Die Schlosswirtschaft in Leutstetten lädt zur Einkehr ein.

Da muss noch mehr sein." Hansjörg Hägele war sich dessen sicher, als er mit einem Grabungsteam die Überreste eines römischen Gutshofs im Moos bei Leutstetten freilegte. Das war im Verlauf des Jahres 2002, und langsam wurde allen Beteiligten klar, dass es sich hier um die Relikte eines kompletten Gutshofs, lateinisch: Villa rustica, aus römischer Zeit handeln muss. Für 2003 waren die ersten Führungen geplant, aber die Einheimischen hegten Sorge, dass sich rund um die Villa ein Touristenrummel samt Busparkplatz einstellen könne. Wände wurden beschmiert, es gab böses Blut. "Bis dann im Dezember 2003 das Friedensangebot kam", erinnert sich Hägele: ein rotes Band mit Schleife um das Haus.

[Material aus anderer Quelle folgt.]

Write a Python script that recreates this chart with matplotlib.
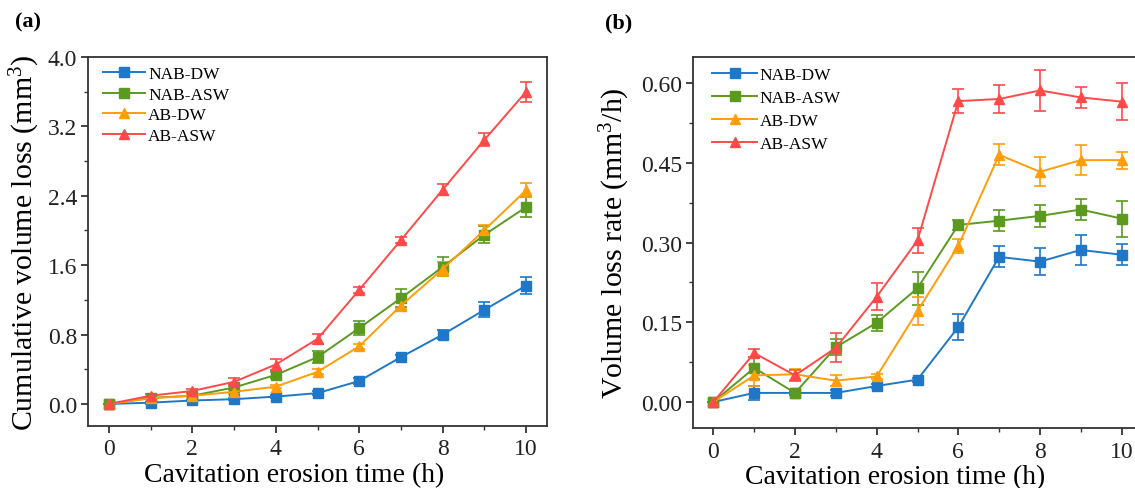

Zur eigentlichen Villa mit dem Wohnraum und der Fußbodenheizung gehören auch Vorratsräume, Ställe und andere Nebenräume, die nicht freigelegt wurden. Der eigentliche Wohnraum mit der gut sichtbaren Fußbodenheizung ist dafür in eine "Vitrine", wie Hägele sagt, eingehaust. An den Glaswänden rundum sind Erklärungen angebracht. Eine pfiffige Idee.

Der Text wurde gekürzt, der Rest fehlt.